The pound to euro exchange rate has been constrained to a tight range in recent weeks. However, as Brexit relations between the UK and EU begin to “sour regarding trade issues with Northern Ireland”, sterling saw a slight drop yesterday.
The pound is currently trading at a rate of 1.1639 according to Bloomberg at the time of writing.
It has seen an uptick of 0.08 percent since the minor fall yesterday.
According to Michael Brown, senior market analyst at Caxton FX, traders are looking to the European Central Bank (ECB) for its monthly monetary policy decision.
“As expected, sterling-euro remains moribund, with the cross continuing to do little more than mark time, and move in a rather uninspiring sideways direction,” he told Express.co.uk.
He continued: “Ahead of several high-level meetings this week, UK Brexit minister David Frost called on the EU to compromise more to prevent further unrest in Northern Ireland, whilst the EU is considering tougher retaliatory measures against the UK if post-Brexit obligations aren’t implemented.

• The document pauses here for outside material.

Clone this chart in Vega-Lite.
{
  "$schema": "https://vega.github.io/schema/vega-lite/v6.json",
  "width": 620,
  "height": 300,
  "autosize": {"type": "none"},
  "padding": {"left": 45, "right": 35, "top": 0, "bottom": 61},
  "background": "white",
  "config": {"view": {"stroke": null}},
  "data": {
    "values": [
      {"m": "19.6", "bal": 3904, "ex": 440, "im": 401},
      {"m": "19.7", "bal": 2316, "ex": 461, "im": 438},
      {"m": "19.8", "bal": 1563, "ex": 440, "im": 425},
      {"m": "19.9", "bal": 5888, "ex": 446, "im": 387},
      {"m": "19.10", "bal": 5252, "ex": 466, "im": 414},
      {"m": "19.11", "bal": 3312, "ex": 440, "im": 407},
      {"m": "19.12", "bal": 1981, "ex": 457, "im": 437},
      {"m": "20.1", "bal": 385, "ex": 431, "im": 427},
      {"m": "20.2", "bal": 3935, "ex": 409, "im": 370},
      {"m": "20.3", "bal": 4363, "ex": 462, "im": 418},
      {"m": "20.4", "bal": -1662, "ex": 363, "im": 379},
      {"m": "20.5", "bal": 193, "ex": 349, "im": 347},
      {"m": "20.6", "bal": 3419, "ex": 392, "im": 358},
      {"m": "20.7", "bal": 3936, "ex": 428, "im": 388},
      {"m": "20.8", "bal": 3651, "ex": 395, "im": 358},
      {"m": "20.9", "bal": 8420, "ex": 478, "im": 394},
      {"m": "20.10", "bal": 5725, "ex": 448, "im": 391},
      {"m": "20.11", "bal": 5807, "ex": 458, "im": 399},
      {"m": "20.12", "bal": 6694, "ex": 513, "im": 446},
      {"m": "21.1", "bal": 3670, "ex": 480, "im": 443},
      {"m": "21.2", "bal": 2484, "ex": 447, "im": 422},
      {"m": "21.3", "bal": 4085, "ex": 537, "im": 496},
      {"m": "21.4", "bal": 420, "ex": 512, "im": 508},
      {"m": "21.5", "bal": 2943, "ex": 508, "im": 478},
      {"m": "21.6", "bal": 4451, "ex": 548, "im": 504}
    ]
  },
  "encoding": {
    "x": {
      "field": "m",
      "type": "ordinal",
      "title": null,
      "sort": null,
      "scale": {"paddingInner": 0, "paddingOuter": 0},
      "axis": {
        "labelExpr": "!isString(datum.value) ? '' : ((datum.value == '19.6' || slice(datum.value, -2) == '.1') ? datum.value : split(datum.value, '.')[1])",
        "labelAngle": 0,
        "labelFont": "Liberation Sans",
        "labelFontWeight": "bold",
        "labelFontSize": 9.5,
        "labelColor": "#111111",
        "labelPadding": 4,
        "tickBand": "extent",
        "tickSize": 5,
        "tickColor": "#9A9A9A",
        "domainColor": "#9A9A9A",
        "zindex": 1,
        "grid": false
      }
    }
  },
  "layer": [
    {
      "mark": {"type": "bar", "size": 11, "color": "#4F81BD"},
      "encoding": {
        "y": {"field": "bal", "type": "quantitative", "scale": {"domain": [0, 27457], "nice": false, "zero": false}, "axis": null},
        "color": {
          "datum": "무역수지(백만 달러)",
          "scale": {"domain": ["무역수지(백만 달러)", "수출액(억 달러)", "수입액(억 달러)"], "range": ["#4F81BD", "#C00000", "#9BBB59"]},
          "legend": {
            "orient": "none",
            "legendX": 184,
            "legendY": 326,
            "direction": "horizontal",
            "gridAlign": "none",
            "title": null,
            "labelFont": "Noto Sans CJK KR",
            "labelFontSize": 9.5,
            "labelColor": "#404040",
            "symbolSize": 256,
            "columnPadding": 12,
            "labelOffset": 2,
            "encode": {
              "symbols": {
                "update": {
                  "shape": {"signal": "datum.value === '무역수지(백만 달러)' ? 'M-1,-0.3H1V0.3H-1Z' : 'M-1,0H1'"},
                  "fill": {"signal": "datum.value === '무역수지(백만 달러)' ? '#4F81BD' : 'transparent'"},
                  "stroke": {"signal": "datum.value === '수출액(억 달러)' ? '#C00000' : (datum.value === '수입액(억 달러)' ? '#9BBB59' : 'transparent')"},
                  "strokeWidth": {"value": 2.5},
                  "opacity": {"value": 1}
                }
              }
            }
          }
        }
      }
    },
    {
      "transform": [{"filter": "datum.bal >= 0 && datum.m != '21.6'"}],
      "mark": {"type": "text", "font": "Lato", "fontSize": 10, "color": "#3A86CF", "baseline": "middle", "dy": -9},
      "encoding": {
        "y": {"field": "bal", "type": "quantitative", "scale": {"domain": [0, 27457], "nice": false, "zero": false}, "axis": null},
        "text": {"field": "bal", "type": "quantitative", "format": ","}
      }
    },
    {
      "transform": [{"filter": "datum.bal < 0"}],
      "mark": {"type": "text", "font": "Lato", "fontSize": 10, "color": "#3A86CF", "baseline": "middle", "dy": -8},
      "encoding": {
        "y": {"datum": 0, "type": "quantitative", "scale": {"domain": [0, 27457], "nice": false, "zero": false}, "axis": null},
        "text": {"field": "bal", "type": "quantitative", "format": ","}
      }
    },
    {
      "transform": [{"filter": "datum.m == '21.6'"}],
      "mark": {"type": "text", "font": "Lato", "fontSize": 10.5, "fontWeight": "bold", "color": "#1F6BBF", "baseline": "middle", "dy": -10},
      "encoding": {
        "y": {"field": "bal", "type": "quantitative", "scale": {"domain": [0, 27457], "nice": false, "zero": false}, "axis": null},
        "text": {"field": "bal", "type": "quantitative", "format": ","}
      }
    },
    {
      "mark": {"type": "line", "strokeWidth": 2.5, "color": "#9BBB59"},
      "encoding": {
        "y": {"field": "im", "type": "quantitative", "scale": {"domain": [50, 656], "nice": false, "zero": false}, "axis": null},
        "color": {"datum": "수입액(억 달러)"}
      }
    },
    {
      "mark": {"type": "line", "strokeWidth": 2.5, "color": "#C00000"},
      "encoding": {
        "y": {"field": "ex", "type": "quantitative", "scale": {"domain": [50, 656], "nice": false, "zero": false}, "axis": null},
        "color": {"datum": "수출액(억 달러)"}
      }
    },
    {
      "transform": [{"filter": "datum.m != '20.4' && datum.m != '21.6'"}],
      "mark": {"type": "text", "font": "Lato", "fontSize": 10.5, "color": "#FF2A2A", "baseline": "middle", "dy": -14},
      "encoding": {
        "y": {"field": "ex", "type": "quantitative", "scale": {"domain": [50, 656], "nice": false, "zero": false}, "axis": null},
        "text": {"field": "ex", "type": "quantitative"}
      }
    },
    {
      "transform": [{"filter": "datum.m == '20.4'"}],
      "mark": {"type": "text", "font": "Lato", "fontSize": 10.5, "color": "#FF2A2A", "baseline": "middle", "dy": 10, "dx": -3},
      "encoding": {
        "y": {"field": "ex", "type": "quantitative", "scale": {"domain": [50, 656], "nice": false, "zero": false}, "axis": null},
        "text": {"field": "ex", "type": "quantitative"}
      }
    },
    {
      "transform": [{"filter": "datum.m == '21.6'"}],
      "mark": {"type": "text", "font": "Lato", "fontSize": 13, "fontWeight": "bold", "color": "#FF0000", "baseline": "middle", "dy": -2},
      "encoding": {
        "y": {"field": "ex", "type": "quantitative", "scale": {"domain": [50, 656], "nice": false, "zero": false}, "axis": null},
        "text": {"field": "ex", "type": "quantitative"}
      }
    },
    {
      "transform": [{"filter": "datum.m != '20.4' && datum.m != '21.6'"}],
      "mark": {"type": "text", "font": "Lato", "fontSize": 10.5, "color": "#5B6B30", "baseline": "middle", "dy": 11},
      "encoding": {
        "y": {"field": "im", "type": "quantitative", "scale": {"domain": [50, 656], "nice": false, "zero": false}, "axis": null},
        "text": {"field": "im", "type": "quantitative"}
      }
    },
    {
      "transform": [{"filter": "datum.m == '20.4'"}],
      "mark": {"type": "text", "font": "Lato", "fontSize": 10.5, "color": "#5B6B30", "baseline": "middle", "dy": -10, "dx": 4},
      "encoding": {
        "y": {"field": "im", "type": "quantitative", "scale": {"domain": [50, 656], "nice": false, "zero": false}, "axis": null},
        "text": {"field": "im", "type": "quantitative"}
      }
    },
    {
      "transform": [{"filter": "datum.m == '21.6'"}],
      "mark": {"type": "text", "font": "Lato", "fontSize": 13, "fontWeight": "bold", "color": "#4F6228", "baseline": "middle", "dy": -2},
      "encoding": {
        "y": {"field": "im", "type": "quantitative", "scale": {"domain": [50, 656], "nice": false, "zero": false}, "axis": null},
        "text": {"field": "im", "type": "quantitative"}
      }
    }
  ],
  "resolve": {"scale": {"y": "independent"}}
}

“Meanwhile, the UK government has so far avoided a showdown against Conservative rebels over foreign aid cuts but could still face a vote on the issue ahead of the G7 summit this week.
“Sterling remains suspended above the $ 1.41 and €1.16 levels versus the US dollar and euro amidst the strong UK economic outlook as economic restrictions continue to lift.
“Doubts over the June reopening are limiting GBP upside though.
“The euro has been dogged this year by the slow vaccination rollout across Europe, especially relative to the UK and US.
“But it has fought back recently following a speed up inoculations and signs of a stronger economic recovery across the bloc.
“Nevertheless, GBP/EUR has been creeping back towards €1.17 over the past four weeks.”
While the euro may have seen some growth against other currencies in recent weeks, Mr Vessey warns it is still “struggling” against the pound.
“Although scoring a 0.4 percent gain over the past three months, the euro is over five percent weaker against sterling over a six-month period,” he explained.
“The trading range of GBP/EUR has been narrowing and the weekly opening and closing rate have also been inching closer, suggesting lack of directional conviction amongst traders.”
For those eyeing a holiday in the future, the ever-changing rates could be a point of confusion.
The ever-changing traffic light travel list from the UK Government adds a further roadblock to those who would normally purchase their travel money far in advance.
While planning ahead is normally recommended, with international travel so uncertain, James Lynn co-CEO and co-founder of Currensea advises holidaymakers to hang on to their money for now.
“While it is tempting to take out foreign currency in anticipation of a holiday I would advise against this,” he said.
“Market movements are often more marginal in reality than they appear. “Especially during this volatile time, it’s safer to keep hold of your money in your UK bank account than purchasing or exchanging for holiday money.”